*Collected material*.
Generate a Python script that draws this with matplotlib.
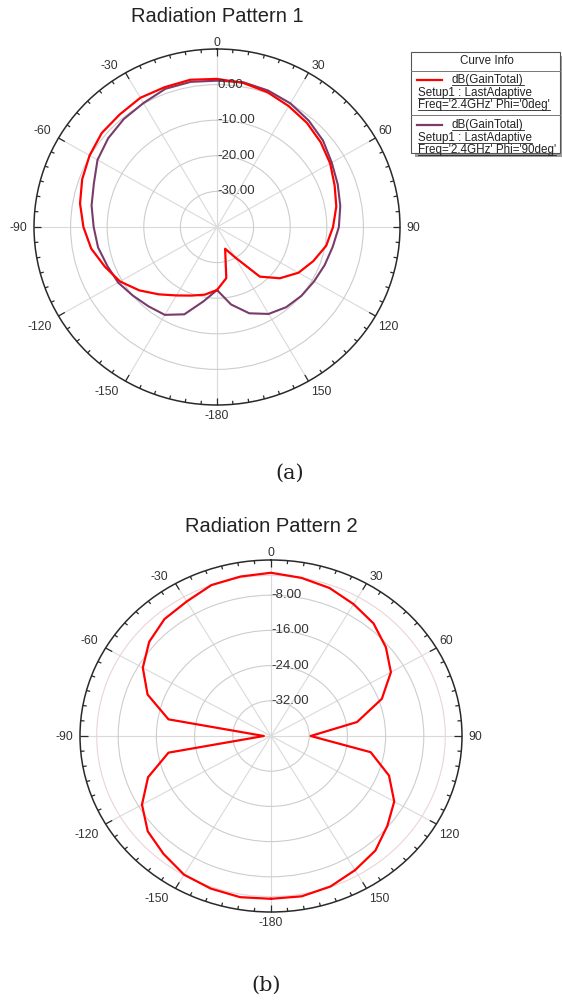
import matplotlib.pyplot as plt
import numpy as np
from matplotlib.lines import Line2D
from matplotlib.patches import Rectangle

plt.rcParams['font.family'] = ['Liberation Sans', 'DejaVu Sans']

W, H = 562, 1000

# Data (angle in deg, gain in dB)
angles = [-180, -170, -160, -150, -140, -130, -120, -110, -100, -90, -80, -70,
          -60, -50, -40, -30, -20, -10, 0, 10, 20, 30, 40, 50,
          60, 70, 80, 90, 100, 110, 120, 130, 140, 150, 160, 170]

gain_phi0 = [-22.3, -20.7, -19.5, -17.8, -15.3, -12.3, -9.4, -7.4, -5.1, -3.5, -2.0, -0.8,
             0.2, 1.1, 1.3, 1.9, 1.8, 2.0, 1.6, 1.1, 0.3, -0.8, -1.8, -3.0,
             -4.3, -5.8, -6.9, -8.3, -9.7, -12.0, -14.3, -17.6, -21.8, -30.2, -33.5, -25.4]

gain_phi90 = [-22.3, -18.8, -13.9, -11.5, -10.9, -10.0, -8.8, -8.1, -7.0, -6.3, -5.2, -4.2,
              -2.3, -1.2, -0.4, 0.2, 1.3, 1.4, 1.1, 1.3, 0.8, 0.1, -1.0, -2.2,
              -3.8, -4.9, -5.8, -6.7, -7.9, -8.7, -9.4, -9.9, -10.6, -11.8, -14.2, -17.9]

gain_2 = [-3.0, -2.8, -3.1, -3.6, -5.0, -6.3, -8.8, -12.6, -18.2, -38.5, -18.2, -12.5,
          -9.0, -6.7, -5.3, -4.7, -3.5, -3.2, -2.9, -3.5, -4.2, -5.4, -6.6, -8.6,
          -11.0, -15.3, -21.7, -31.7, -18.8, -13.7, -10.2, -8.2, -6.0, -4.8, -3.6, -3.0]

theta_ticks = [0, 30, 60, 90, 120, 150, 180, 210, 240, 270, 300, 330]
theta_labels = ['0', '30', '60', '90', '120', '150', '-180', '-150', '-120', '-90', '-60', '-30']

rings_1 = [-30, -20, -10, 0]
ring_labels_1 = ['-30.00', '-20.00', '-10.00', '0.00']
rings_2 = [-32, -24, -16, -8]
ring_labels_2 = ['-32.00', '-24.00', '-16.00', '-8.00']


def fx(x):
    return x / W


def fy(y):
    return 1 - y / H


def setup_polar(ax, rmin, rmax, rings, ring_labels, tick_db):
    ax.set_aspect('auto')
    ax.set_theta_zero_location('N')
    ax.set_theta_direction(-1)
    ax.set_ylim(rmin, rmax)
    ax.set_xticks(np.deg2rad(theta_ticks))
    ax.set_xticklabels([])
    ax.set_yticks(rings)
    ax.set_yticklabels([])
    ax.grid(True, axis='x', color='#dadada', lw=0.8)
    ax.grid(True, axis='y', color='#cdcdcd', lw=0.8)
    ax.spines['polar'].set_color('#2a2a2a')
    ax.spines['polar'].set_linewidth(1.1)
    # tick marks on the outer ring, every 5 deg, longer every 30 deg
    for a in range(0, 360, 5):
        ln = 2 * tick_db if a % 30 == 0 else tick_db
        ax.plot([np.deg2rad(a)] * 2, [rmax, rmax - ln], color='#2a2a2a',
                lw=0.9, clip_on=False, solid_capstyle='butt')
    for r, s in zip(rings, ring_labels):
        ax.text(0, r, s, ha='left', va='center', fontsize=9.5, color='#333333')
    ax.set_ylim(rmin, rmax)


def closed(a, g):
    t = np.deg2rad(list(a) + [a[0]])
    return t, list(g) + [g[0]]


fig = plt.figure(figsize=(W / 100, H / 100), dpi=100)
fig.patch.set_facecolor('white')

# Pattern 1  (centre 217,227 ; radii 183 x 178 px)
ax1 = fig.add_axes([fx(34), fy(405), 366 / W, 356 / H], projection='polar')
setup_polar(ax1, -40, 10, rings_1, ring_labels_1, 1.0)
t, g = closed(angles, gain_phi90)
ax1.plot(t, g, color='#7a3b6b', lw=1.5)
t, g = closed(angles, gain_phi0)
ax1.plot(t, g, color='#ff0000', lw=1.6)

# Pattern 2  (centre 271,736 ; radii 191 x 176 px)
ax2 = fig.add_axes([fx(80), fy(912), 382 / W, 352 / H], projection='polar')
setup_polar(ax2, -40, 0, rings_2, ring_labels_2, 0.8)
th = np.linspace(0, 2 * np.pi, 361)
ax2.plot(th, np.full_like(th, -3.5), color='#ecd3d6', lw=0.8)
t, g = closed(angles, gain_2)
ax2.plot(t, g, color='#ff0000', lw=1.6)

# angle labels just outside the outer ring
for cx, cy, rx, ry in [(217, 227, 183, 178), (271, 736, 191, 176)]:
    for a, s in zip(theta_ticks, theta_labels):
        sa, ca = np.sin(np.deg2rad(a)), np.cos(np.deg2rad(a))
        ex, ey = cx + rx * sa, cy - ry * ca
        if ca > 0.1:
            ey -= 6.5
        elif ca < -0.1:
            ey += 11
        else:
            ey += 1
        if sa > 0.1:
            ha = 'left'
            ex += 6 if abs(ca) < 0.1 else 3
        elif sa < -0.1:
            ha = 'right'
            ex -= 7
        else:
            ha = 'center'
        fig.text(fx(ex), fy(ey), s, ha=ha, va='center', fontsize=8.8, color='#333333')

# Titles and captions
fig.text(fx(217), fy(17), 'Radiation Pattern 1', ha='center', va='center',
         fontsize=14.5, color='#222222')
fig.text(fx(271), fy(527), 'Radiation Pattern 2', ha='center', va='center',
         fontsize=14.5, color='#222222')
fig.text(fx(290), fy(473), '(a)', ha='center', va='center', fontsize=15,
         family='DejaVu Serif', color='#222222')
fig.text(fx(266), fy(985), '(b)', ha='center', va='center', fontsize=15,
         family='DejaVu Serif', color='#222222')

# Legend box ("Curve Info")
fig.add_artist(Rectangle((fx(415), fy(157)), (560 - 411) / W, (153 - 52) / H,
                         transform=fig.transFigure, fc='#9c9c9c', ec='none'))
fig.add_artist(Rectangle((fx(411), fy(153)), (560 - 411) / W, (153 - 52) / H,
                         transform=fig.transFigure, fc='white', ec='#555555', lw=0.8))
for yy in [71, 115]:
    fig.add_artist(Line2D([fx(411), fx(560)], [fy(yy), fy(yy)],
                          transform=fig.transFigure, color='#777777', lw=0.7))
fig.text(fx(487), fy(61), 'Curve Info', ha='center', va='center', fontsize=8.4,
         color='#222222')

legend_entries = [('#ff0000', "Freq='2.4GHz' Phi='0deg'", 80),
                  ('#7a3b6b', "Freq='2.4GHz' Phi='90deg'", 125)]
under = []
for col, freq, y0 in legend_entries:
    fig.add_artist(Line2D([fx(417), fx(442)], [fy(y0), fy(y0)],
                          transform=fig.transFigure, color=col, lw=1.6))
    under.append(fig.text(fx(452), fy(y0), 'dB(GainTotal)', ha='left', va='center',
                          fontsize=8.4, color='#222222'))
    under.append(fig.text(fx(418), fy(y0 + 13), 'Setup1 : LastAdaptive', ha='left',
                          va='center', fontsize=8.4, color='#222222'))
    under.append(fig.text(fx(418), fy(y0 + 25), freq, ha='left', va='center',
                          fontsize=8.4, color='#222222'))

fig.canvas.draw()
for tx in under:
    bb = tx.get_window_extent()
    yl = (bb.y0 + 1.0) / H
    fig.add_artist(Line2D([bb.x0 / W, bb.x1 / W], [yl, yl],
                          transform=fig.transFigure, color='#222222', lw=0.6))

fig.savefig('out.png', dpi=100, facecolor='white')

*What the exercise asks*.
Copy out all of the data word for word. Do not carry over any picture.

*Result for this exercise*.
Generate a Python script that draws this with matplotlib.
import matplotlib.pyplot as plt
import numpy as np
from matplotlib.lines import Line2D
from matplotlib.patches import Rectangle

plt.rcParams['font.family'] = ['Liberation Sans', 'DejaVu Sans']

W, H = 562, 1000

# Data (angle in deg, gain in dB)
angles = [-180, -170, -160, -150, -140, -130, -120, -110, -100, -90, -80, -70,
          -60, -50, -40, -30, -20, -10, 0, 10, 20, 30, 40, 50,
          60, 70, 80, 90, 100, 110, 120, 130, 140, 150, 160, 170]

gain_phi0 = [-22.3, -20.7, -19.5, -17.8, -15.3, -12.3, -9.4, -7.4, -5.1, -3.5, -2.0, -0.8,
             0.2, 1.1, 1.3, 1.9, 1.8, 2.0, 1.6, 1.1, 0.3, -0.8, -1.8, -3.0,
             -4.3, -5.8, -6.9, -8.3, -9.7, -12.0, -14.3, -17.6, -21.8, -30.2, -33.5, -25.4]

gain_phi90 = [-22.3, -18.8, -13.9, -11.5, -10.9, -10.0, -8.8, -8.1, -7.0, -6.3, -5.2, -4.2,
              -2.3, -1.2, -0.4, 0.2, 1.3, 1.4, 1.1, 1.3, 0.8, 0.1, -1.0, -2.2,
              -3.8, -4.9, -5.8, -6.7, -7.9, -8.7, -9.4, -9.9, -10.6, -11.8, -14.2, -17.9]

gain_2 = [-3.0, -2.8, -3.1, -3.6, -5.0, -6.3, -8.8, -12.6, -18.2, -38.5, -18.2, -12.5,
          -9.0, -6.7, -5.3, -4.7, -3.5, -3.2, -2.9, -3.5, -4.2, -5.4, -6.6, -8.6,
          -11.0, -15.3, -21.7, -31.7, -18.8, -13.7, -10.2, -8.2, -6.0, -4.8, -3.6, -3.0]

theta_ticks = [0, 30, 60, 90, 120, 150, 180, 210, 240, 270, 300, 330]
theta_labels = ['0', '30', '60', '90', '120', '150', '-180', '-150', '-120', '-90', '-60', '-30']

rings_1 = [-30, -20, -10, 0]
ring_labels_1 = ['-30.00', '-20.00', '-10.00', '0.00']
rings_2 = [-32, -24, -16, -8]
ring_labels_2 = ['-32.00', '-24.00', '-16.00', '-8.00']


def fx(x):
    return x / W


def fy(y):
    return 1 - y / H


def setup_polar(ax, rmin, rmax, rings, ring_labels, tick_db):
    ax.set_aspect('auto')
    ax.set_theta_zero_location('N')
    ax.set_theta_direction(-1)
    ax.set_ylim(rmin, rmax)
    ax.set_xticks(np.deg2rad(theta_ticks))
    ax.set_xticklabels([])
    ax.set_yticks(rings)
    ax.set_yticklabels([])
    ax.grid(True, axis='x', color='#dadada', lw=0.8)
    ax.grid(True, axis='y', color='#cdcdcd', lw=0.8)
    ax.spines['polar'].set_color('#2a2a2a')
    ax.spines['polar'].set_linewidth(1.1)
    # tick marks on the outer ring, every 5 deg, longer every 30 deg
    for a in range(0, 360, 5):
        ln = 2 * tick_db if a % 30 == 0 else tick_db
        ax.plot([np.deg2rad(a)] * 2, [rmax, rmax - ln], color='#2a2a2a',
                lw=0.9, clip_on=False, solid_capstyle='butt')
    for r, s in zip(rings, ring_labels):
        ax.text(0, r, s, ha='left', va='center', fontsize=9.5, color='#333333')
    ax.set_ylim(rmin, rmax)


def closed(a, g):
    t = np.deg2rad(list(a) + [a[0]])
    return t, list(g) + [g[0]]


fig = plt.figure(figsize=(W / 100, H / 100), dpi=100)
fig.patch.set_facecolor('white')

# Pattern 1  (centre 217,227 ; radii 183 x 178 px)
ax1 = fig.add_axes([fx(34), fy(405), 366 / W, 356 / H], projection='polar')
setup_polar(ax1, -40, 10, rings_1, ring_labels_1, 1.0)
t, g = closed(angles, gain_phi90)
ax1.plot(t, g, color='#7a3b6b', lw=1.5)
t, g = closed(angles, gain_phi0)
ax1.plot(t, g, color='#ff0000', lw=1.6)

# Pattern 2  (centre 271,736 ; radii 191 x 176 px)
ax2 = fig.add_axes([fx(80), fy(912), 382 / W, 352 / H], projection='polar')
setup_polar(ax2, -40, 0, rings_2, ring_labels_2, 0.8)
th = np.linspace(0, 2 * np.pi, 361)
ax2.plot(th, np.full_like(th, -3.5), color='#ecd3d6', lw=0.8)
t, g = closed(angles, gain_2)
ax2.plot(t, g, color='#ff0000', lw=1.6)

# angle labels just outside the outer ring
for cx, cy, rx, ry in [(217, 227, 183, 178), (271, 736, 191, 176)]:
    for a, s in zip(theta_ticks, theta_labels):
        sa, ca = np.sin(np.deg2rad(a)), np.cos(np.deg2rad(a))
        ex, ey = cx + rx * sa, cy - ry * ca
        if ca > 0.1:
            ey -= 6.5
        elif ca < -0.1:
            ey += 11
        else:
            ey += 1
        if sa > 0.1:
            ha = 'left'
            ex += 6 if abs(ca) < 0.1 else 3
        elif sa < -0.1:
            ha = 'right'
            ex -= 7
        else:
            ha = 'center'
        fig.text(fx(ex), fy(ey), s, ha=ha, va='center', fontsize=8.8, color='#333333')

# Titles and captions
fig.text(fx(217), fy(17), 'Radiation Pattern 1', ha='center', va='center',
         fontsize=14.5, color='#222222')
fig.text(fx(271), fy(527), 'Radiation Pattern 2', ha='center', va='center',
         fontsize=14.5, color='#222222')
fig.text(fx(290), fy(473), '(a)', ha='center', va='center', fontsize=15,
         family='DejaVu Serif', color='#222222')
fig.text(fx(266), fy(985), '(b)', ha='center', va='center', fontsize=15,
         family='DejaVu Serif', color='#222222')

# Legend box ("Curve Info")
fig.add_artist(Rectangle((fx(415), fy(157)), (560 - 411) / W, (153 - 52) / H,
                         transform=fig.transFigure, fc='#9c9c9c', ec='none'))
fig.add_artist(Rectangle((fx(411), fy(153)), (560 - 411) / W, (153 - 52) / H,
                         transform=fig.transFigure, fc='white', ec='#555555', lw=0.8))
for yy in [71, 115]:
    fig.add_artist(Line2D([fx(411), fx(560)], [fy(yy), fy(yy)],
                          transform=fig.transFigure, color='#777777', lw=0.7))
fig.text(fx(487), fy(61), 'Curve Info', ha='center', va='center', fontsize=8.4,
         color='#222222')

legend_entries = [('#ff0000', "Freq='2.4GHz' Phi='0deg'", 80),
                  ('#7a3b6b', "Freq='2.4GHz' Phi='90deg'", 125)]
under = []
for col, freq, y0 in legend_entries:
    fig.add_artist(Line2D([fx(417), fx(442)], [fy(y0), fy(y0)],
                          transform=fig.transFigure, color=col, lw=1.6))
    under.append(fig.text(fx(452), fy(y0), 'dB(GainTotal)', ha='left', va='center',
                          fontsize=8.4, color='#222222'))
    under.append(fig.text(fx(418), fy(y0 + 13), 'Setup1 : LastAdaptive', ha='left',
                          va='center', fontsize=8.4, color='#222222'))
    under.append(fig.text(fx(418), fy(y0 + 25), freq, ha='left', va='center',
                          fontsize=8.4, color='#222222'))

fig.canvas.draw()
for tx in under:
    bb = tx.get_window_extent()
    yl = (bb.y0 + 1.0) / H
    fig.add_artist(Line2D([bb.x0 / W, bb.x1 / W], [yl, yl],
                          transform=fig.transFigure, color='#222222', lw=0.6))

fig.savefig('out.png', dpi=100, facecolor='white')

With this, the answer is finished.